Measuring 'empowerment' using quantitative household survey data
Citation
Mahmud, S., & Tasneem, S. (2014). Measuring 'empowerment' using quantitative household survey data. Women's Studies International Forum, 45, 90-97. doi:10.1016/j.wsif.2013.11.009Abstract
For poor women paid work is not simply a pathway out of poverty, but has more deeper transformative potential, including both internal transformation (changes in women's personal and political consciousness and agency as citizens) and external transformation (changes in women's social position). Hence, measurement of women's empowerment requires identifying appropriate qualitative indicators to capture these dynamic processes of change that are not all observable. We were faced with two crucial measurement challenges: first, to estimate the magnitude and nature of women's paid work that is often unrecognized, and second, to assess a transformative process like women's empowerment.
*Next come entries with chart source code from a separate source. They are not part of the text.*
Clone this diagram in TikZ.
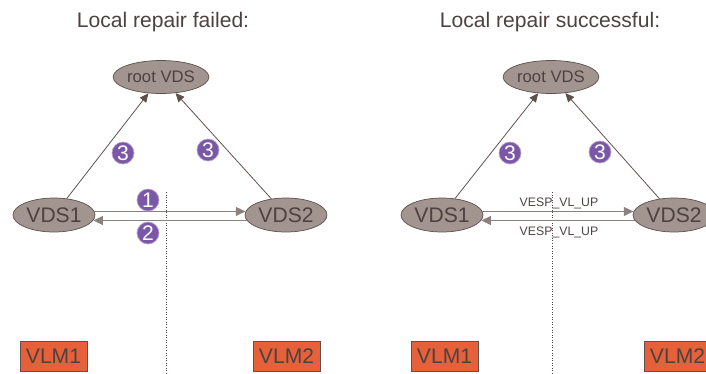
\documentclass[tikz,border=0pt]{standalone}
\usepackage{fontspec}
\setmainfont{Liberation Sans}
\usepackage{tikz}
\usetikzlibrary{shapes, arrows.meta, positioning}

\definecolor{txtgray}{HTML}{4D4242}
\definecolor{ellfill}{HTML}{A2958F}
\definecolor{elldraw}{HTML}{5E504C}
\definecolor{linegray}{HTML}{8C817D}
\definecolor{badgepurple}{HTML}{7A58A6}
\definecolor{vlmorange}{HTML}{E6603A}

\begin{document}
\begin{tikzpicture}[x=0.02cm, y=-0.02cm,
    vds/.style={ellipse, draw=elldraw, fill=ellfill, inner sep=0pt,
        minimum width=1.64cm, minimum height=0.68cm,
        text=txtgray, font=\fontsize{12}{12}\selectfont},
    rootvds/.style={vds, minimum height=0.66cm, font=\fontsize{9.5}{10}\selectfont},
    vlm/.style={rectangle, draw=elldraw, fill=vlmorange, inner sep=0pt,
        minimum width=1.34cm, minimum height=0.6cm,
        text=txtgray, font=\fontsize{12}{12}\selectfont},
    badge/.style={circle, fill=badgepurple, draw=badgepurple!55!white, inner sep=0pt,
        minimum size=0.44cm, text=white, font=\fontsize{12}{12}\selectfont},
    title/.style={text=txtgray, font=\fontsize{12}{12}\selectfont},
    msg/.style={text=txtgray, font=\fontsize{7}{7}\selectfont},
    uplink/.style={draw=elldraw, line width=0.45pt, -{Triangle[length=5pt,width=4.5pt]}},
    peer/.style={draw=linegray, line width=0.8pt, -{Triangle[length=5.5pt,width=5pt]}, shorten >=0pt},
    split/.style={draw=txtgray, line width=0.45pt, densely dotted}]

    \useasboundingbox (0,0) rectangle (706,373);

    % split lines between the two sides
    \coordinate (cutLtop) at (166,192);
    \coordinate (cutLbot) at (166,373);
    \coordinate (cutRtop) at (552,192);
    \coordinate (cutRbot) at (552,373);
    \draw[split] (cutLtop) -- (cutLbot);
    \draw[split] (cutRtop) -- (cutRbot);

    % left: local repair failed
    \node[title] (titleL) at (163,22) {Local repair failed:};
    \node[rootvds] (rootL) at (161,77) {root VDS};
    \node[vds] (vdsL1) at (54,215) {VDS1};
    \node[vds] (vdsL2) at (286,215) {VDS2};

    \draw[uplink] (vdsL1) -- (rootL);
    \draw[uplink] (vdsL2) -- (rootL);
    \draw[peer] (vdsL1.5) -- (vdsL2.175);
    \draw[peer] (vdsL2.188) -- (vdsL1.-8);

    \node[badge] (oneL) at (148,200) {1};
    \node[badge] (twoL) at (148,233) {2};
    \node[badge] (threeLa) at (123,153) {3};
    \node[badge] (threeLb) at (208,150) {3};

    \node[vlm] (vlmL1) at (53.5,356) {VLM1};
    \node[vlm] (vlmL2) at (286.5,356) {VLM2};

    % right: local repair successful
    \node[title] (titleR) at (550,22) {Local repair successful:};
    \node[rootvds] (rootR) at (551,77) {root VDS};
    \node[vds] (vdsR1) at (442,215) {VDS1};
    \node[vds] (vdsR2) at (674,215) {VDS2};

    \draw[uplink] (vdsR1) -- (rootR);
    \draw[uplink] (vdsR2) -- (rootR);
    \draw[peer] (vdsR1.5) -- (vdsR2.175);
    \draw[peer] (vdsR2.188) -- (vdsR1.-8);

    \node[msg] (upR1) at (559,203) {VESP\_VL\_UP};
    \node[msg] (upR2) at (559,232) {VESP\_VL\_UP};

    \node[badge] (threeRa) at (510,153) {3};
    \node[badge] (threeRb) at (600,152) {3};

    \node[vlm] (vlmR1) at (444.5,356) {VLM1};
    \node[vlm] (vlmR2) at (677.5,356) {VLM2};
\end{tikzpicture}
\end{document}
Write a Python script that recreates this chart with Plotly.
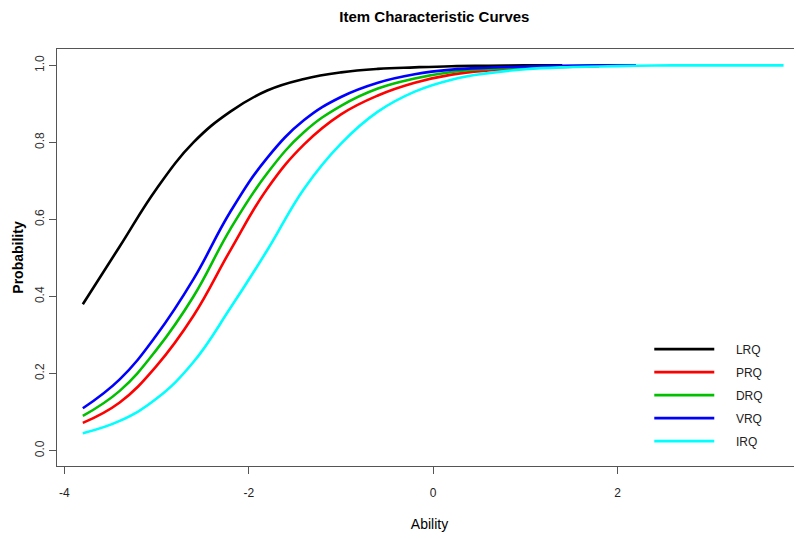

The paper describes the methods used for enumerating women's economic activity and measuring women's empowerment in the context of Bangladesh, using quantitative indicators estimated from a large household survey. Our experience suggests that to capture women's work adequately interviewer bias due to social perception of work can be minimized through training and capacity building and careful wording of questions that have been pretested. In addition, to gain a more nuanced understanding of the impact of paid work on the process of women's empowerment we included several new indicators for assessing various dimensions of empowerment that have been examined widely in the literature.